You, me and delta seem to have had nearly identical experiences -- it's amazing how die-hard communities sprang up among those early, simplistic games. Remember N game, maybe? To this day I have a couch to sleep on in every major city in Australia if I need it thanks to that little flash game. It's a game that introduced me to people who shaped my youth, my political views, my sense of humor, my taste in movies and music ... I mean it's impossible to understate the impact the early forums I joined when I was 13/14 had on me. I'm a big fan of that phenomenon, for all that the internet takes a lot of shit for corrupting our kids. All I found was a group of people my age and a bit older having intelligent and interesting conversations that we couldn't have elsewhere. I could list a hundred examples of ways those interactions made me a more mature person.Exhibit B is a browser based game I used to play the hell out of in my mid-teens, going from around 5k people playing to less than thirty over the course of a few years as console and mobile gaming picked up.

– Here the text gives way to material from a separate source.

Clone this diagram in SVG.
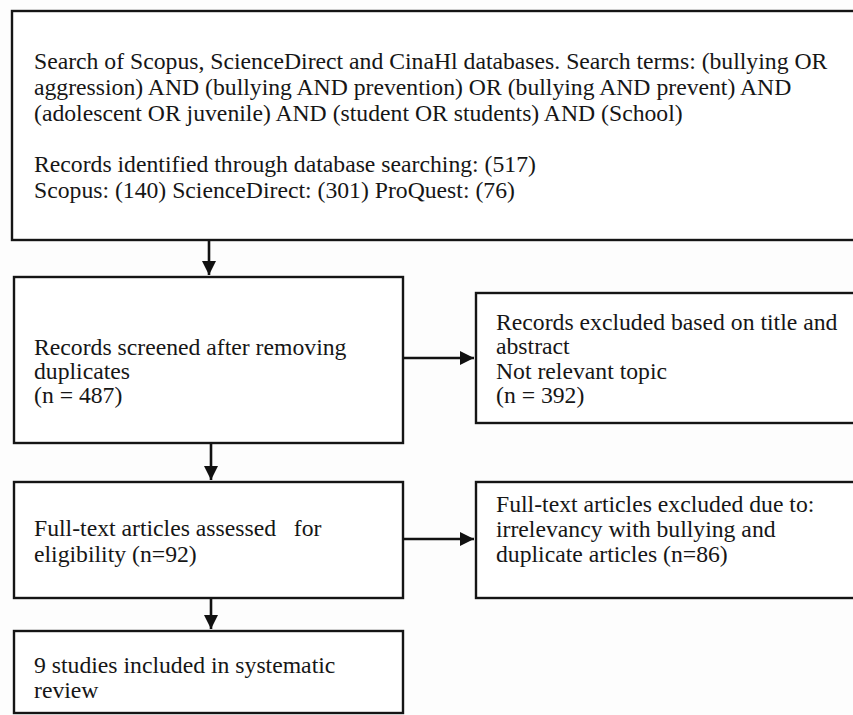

I had a similar experience with various Usenet newsgroups and irc channels. I wonder if much of the web moving towards being tied to your real-world identity will hamper that. I'm sure I wouldn't have have been as welcome as I was a lot of places if they new I was a 14 year old kid in Mayberry.
Same here. I spent half my youth on forums, in my case related to Rollercoaster Tycoon. The other half I played the game. I could put a lot of creativity in that game and the community. Besides, rollercoasters are f'ing awesome.I mean it's impossible to understate the impact the early forums I joined when I was 13/14 had on me.
WHAT?! veen. veen. My man! Also have you ever fucked with http://www.openttd.org/en/ - seems up your alley.
I'm interested in all of those things!!! veen, what's your steam ID? and flagamuffin if you're on that too.
Chris Sawyer's the man, aka The Assembly-Writing Superhero. OpenTTD is really cool, I got into it about a year or so ago but I'm absolutely terrible at it - I know how to build bus lines and rail lines but that's about it. Know a good tutorial that's better than the wiki? Also: SimCity 2000. Amazing.
if anyone here is interested in a dying city you should check out worlds. you can download it here under "Worlds installer V 1890" it might be hard to get it running on windows 7 and higher but trust me it is well worth it if you are interested in this type of thing. there's a small group of long timers who are on there almost 24/7, most of them have been there since the beginning or close to it. here's a neat report if you're interested but dont have the time to visit yourself. edit: also, let me know if you're interested in seeing some of the more unsettling areas, i believe i still have a version of worlds with points of interest bookmarked.